Friday, May 28, 2010

This week was a remarkably social one -- seeing friends on Monday, hosting Fairy Scouts on Tuesday, volunteering at GSE on Wednesday, hanging out with a couple homeschool friends on Thursday while their mom recovers from surgery.

At Fairy Scouts we finally finished reading A Wrinkle In Time together, and spent some time decorating tshirts and bags.
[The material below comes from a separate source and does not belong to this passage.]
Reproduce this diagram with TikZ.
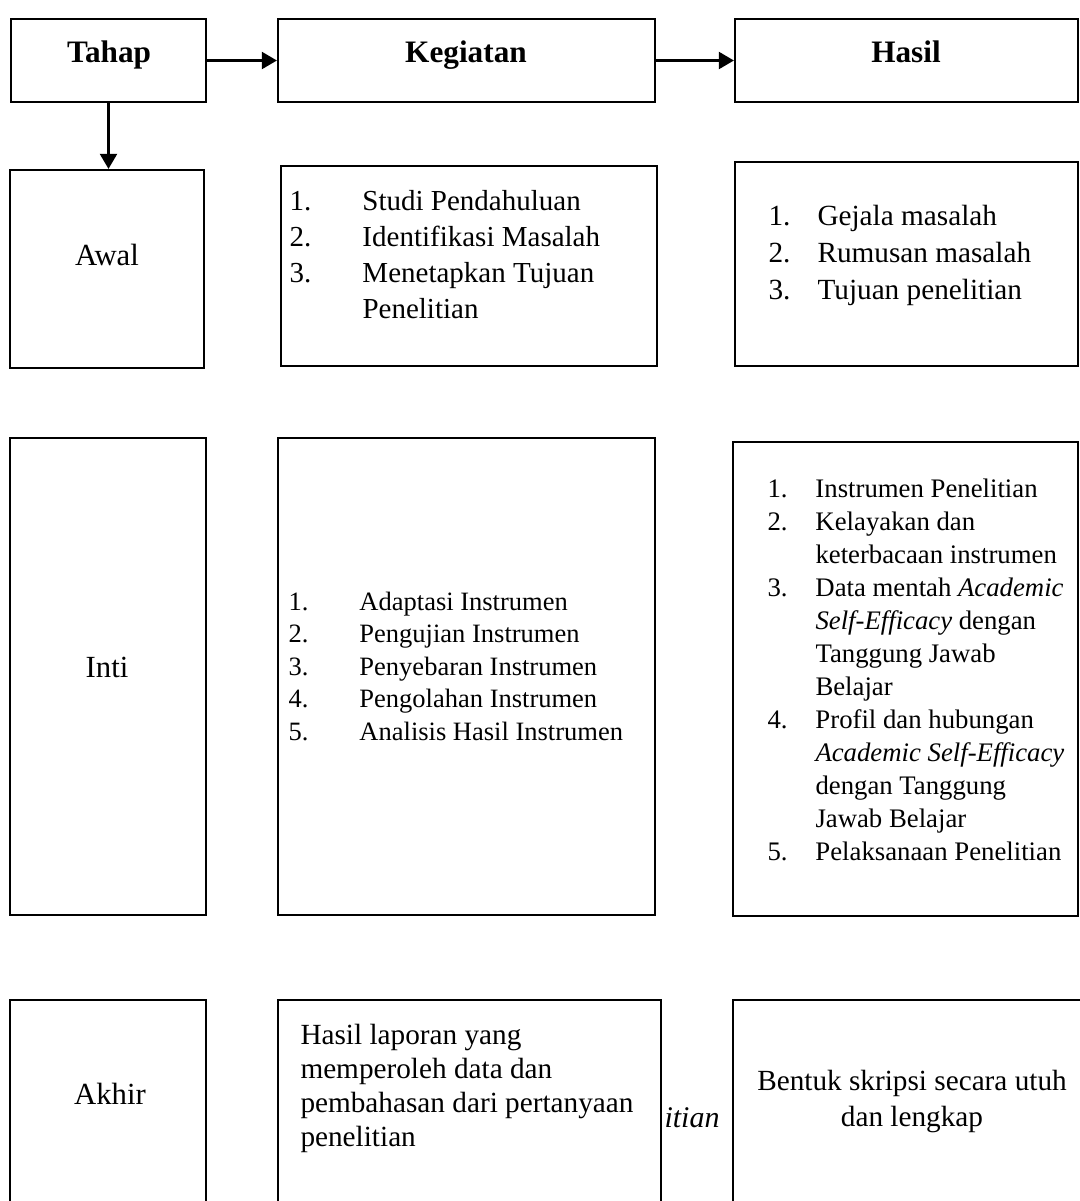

We're still working our way through the book on Goddesses -- today was the story of Oshun, a Goddess of the Yoruba, so we read about Africa in our other book on myths (Gods, Goddesses, and Monsters, I think it's called), and pulled out our two student atlases, learning a little about the geography, climate, and political history of Africa (and about the idea of Pangaea and the possibility that the Great Rift Valley will become a new sea in a couple million years). We couldn't find our copy of Children Like Me but I'm hoping we'll come across it as we tidy up, this weekend, to take a look and see if they've got an entry for Nigeria -- or, failing that, another West African country. The narration is going pretty well, when we remember to do it -- she's alternating between oral narration (usually telling Joe about our day as soon as he walks in the door) and an art approach -- sketching out a few drawing that she'd use to illustrate it if we wrote a book about what we learned that day. So far she's pretty uninterested in the idea of written narration.

We've been working our way through the Daria DVDs and, when we'd finished watching the last movie, Sarah was pretty frustrated that there wasn't any more. She suggested we tell them they should make more episodes and I agreed, but I also told her that some people, when they wish their favorite shows would make more, or different kinds of, episodes, make up their own episodes -- either in their own heads, or written down in story form. I asked her what kind of episode she'd like to see and we plotted it out together.

The story won't actually work out feeling like an episode, I don't think. It'll be more like a follow-up movie, set over the course of the first semester of Daria's freshman year. And we've gotta make some changes, I think, to keep it from feeling too Gilmore Girls-ish. But the outline is really solid. It's a story I would really enjoy reading, I think. It's a story I *will* really enjoy reading, once we're done writing it. I really like my life. :)

Last weekend we went to a family party, where a couple folks asked me what my plans were for next year, and whether we're considering putting Sarah in a conventional school. I said no, that we're going to continue doing more or less what we've been doing, and added that Sarah and I are having a lot of fun the way things are. One of my cousins commented how rare it is to hear parents say that, that they're having fun with their kids. I'm feeling really lucky, that I'm able to say that.

Monday, May 24, 2010

I can't believe it's been a month since I was last here. It's especially hard to believe because I look back at my last entry and have no idea what we've done since then. Reading about gods and goddesses, about planets, doing math... Hosting a gathering for IDEA and having some great conversations about the nature of learning, talking about whether there's anything everyone should learn, and what "should" means in this context (required, encouraged, or some other option). We're also talking a whole lot about human biology, and reproduction, and puberty. Oh -- she's been writing some lyrics, and last night we wrote the outline of a story, together.

We've shifted into a new way of playing school together -- adding some solo-reading time for Sarah to our old routine of story time and project/lesson time, and making a concerted effort to do some narration every day we play school. Right now it varies from day to day, whether she chooses to narrate by talking with me or Joe about what she read, or to draw a picture or write a few sentences based on what she and I did together. (and then, at dinner, Joe and I often narrate something we read or learned, that day, and maybe model drawing connections between different things we're learning, or talk about what questions it brought up for us)

We're also each picking one or two goals for the month. Hers are making new friends and improving her drawing. My goal is improving my music-making skills.

Our newest themes are fantasy, early US history, and math. So even though I'd consider myths to fall more under comparative religion or world culture than under fantasy, we're taking the opportunity to finish up the great collection of books of myths we took out of the library last month, and using the National Geographic Student Atlas and UNICEF's Children Just Like Me to follow up -- so today we read about Greek myths, then read a little about Greece (and Europe in general) in the Atlas, and Sarah's solo reading was about the life of a boy who lives on the island of Crete.

The other main thing we're doing right now is working on some lifestyle changes -- meditation, movement, practicing some cognitive behavioral techniques for managing stress -- that should help her manage the trip through pre-adolescence a little more easily, I hope.

I'm struggling a little, right now, with how best to support her. She gets so frustrated about writing and spelling. It obviously bothers her that it doesn't come more easily, but when I've suggested practicing 10 minutes a day, she vetos that idea. Right now my plan is to leave the offer out there, and to talk with her about my own frustration when things don't come easily to me, but I'm not sure whether that's the right approach. I'll give it a couple weeks, and then reconsider the situation.